- EXERCISE BRIEF:
From the first line of the listing below to the line with "days = list(range(180, -1, -1))", print each line exactly, and nothing more. Leave out the pictures.

- SUPPLIED DATA:
★ ★ ★
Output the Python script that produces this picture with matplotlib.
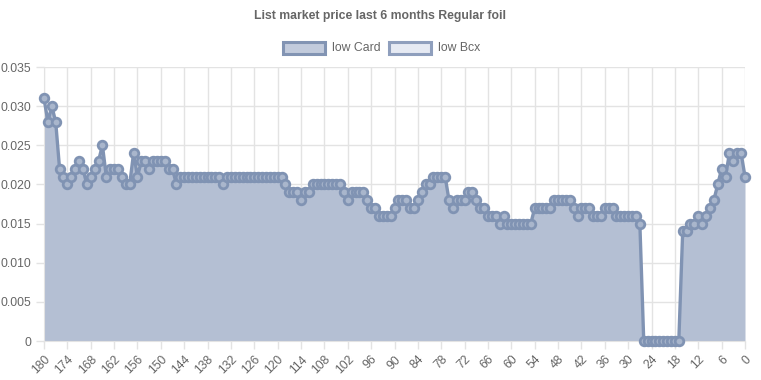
import numpy as np
import matplotlib
matplotlib.use("Agg")
from matplotlib import pyplot as plt
from matplotlib.patches import Rectangle

plt.rcParams['font.family'] = ['Liberation Sans', 'DejaVu Sans']

# days before today, 180 -> 0
days = list(range(180, -1, -1))

# low Card price per day
low_card = [
    0.031, 0.028, 0.030, 0.028, 0.022,
    0.021, 0.020, 0.021, 0.022, 0.023, 0.022, 0.020, 0.021, 0.022, 0.023,
    0.025, 0.021, 0.022, 0.022, 0.022, 0.021, 0.020, 0.020, 0.024, 0.021,
    0.023, 0.023, 0.022, 0.023, 0.023, 0.023, 0.023, 0.022, 0.022, 0.020,
    0.021, 0.021, 0.021, 0.021, 0.021, 0.021, 0.021, 0.021, 0.021, 0.021,
    0.021, 0.020, 0.021, 0.021, 0.021, 0.021, 0.021, 0.021, 0.021, 0.021,
    0.021, 0.021, 0.021, 0.021, 0.021, 0.021, 0.021, 0.020, 0.019, 0.019,
    0.019, 0.018, 0.019, 0.019, 0.020, 0.020, 0.020, 0.020, 0.020, 0.020,
    0.020, 0.020, 0.019, 0.018, 0.019, 0.019, 0.019, 0.019, 0.018, 0.017,
    0.017, 0.016, 0.016, 0.016, 0.016, 0.017, 0.018, 0.018, 0.018, 0.017,
    0.017, 0.018, 0.019, 0.020, 0.020, 0.021, 0.021, 0.021, 0.021, 0.018,
    0.017, 0.018, 0.018, 0.018, 0.019, 0.019, 0.018, 0.017, 0.017, 0.016,
    0.016, 0.016, 0.015, 0.016, 0.015, 0.015, 0.015, 0.015, 0.015, 0.015,
    0.015, 0.017, 0.017, 0.017, 0.017, 0.017, 0.018, 0.018, 0.018, 0.018,
    0.018, 0.017, 0.016, 0.017, 0.017, 0.017, 0.016, 0.016, 0.016, 0.017,
    0.017, 0.017, 0.016, 0.016, 0.016, 0.016, 0.016, 0.016, 0.015, 0.0,
    0.0, 0.0, 0.0, 0.0, 0.0, 0.0, 0.0, 0.0, 0.0, 0.014,
    0.014, 0.015, 0.015, 0.016, 0.015, 0.016, 0.017, 0.018, 0.020, 0.022,
    0.021, 0.024, 0.023, 0.024, 0.024, 0.021,
]

x_labels = [str(d) for d in days]
y_ticks = [0, 0.005, 0.010, 0.015, 0.020, 0.025, 0.030, 0.035]
y_labels = ["0", "0.005", "0.010", "0.015", "0.020", "0.025", "0.030", "0.035"]

series_names = ["low Card", "low Bcx"]

line_col = "#8093b3"
fill_col = "#b4bfd3"
grid_col = "#e3e3e3"
text_col = "#666666"

W, H = 761, 380
fig = plt.figure(figsize=(W / 100, H / 100), dpi=100)
ax = fig.add_axes([44 / W, 1 - 341 / H, 701 / W, 274 / H])

xs = np.arange(len(days))
ax.fill_between(xs, low_card, 0, color=fill_col, linewidth=0, zorder=1)
ax.plot(xs, low_card, color=line_col, linewidth=2.4, marker="o", markersize=6.2,
        markerfacecolor="#a9b6cc", markeredgecolor=line_col, markeredgewidth=2.0,
        zorder=3, clip_on=False)

ax.set_xlim(0, len(days) - 1)
ax.set_ylim(0, 0.035)

tick_idx = xs[::6]
ax.set_xticks(tick_idx)
ax.set_xticklabels([x_labels[i] for i in tick_idx], rotation=45, ha="right",
                   rotation_mode="anchor")
ax.set_yticks(y_ticks)
ax.set_yticklabels(y_labels)

ax.tick_params(axis="both", colors=grid_col, labelcolor=text_col, labelsize=8.8,
               length=6, width=1, pad=3)
ax.grid(True, color=grid_col, linewidth=1, zorder=0)
ax.set_axisbelow(True)
for s in ["top", "right"]:
    ax.spines[s].set_visible(False)
for s in ["left", "bottom"]:
    ax.spines[s].set_color(grid_col)

fig.text(0.5, 1 - 16 / H, "List market price last 6 months Regular foil",
         ha="center", va="center", fontsize=8.8, fontweight="bold", color=text_col)

# legend boxes
leg = [(283, series_names[0], "#c2cbdc", "#8294b3"),
       (389, series_names[1], "#e6eaf3", "#8f9fbd")]
for x0, name, fc, ec in leg:
    r = Rectangle((x0 / W, 1 - 54 / H), 42 / W, 12 / H, transform=fig.transFigure,
                  facecolor=fc, edgecolor=ec, linewidth=2.2)
    fig.patches.append(r)
    fig.text((x0 + 49) / W, 1 - 48 / H, name, ha="left", va="center",
             fontsize=8.8, color=text_col)

fig.savefig("out.png", dpi=100)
★ ★ ★
- FULL ANSWER:
Output the Python script that produces this picture with matplotlib.
import numpy as np
import matplotlib
matplotlib.use("Agg")
from matplotlib import pyplot as plt
from matplotlib.patches import Rectangle

plt.rcParams['font.family'] = ['Liberation Sans', 'DejaVu Sans']

# days before today, 180 -> 0
days = list(range(180, -1, -1))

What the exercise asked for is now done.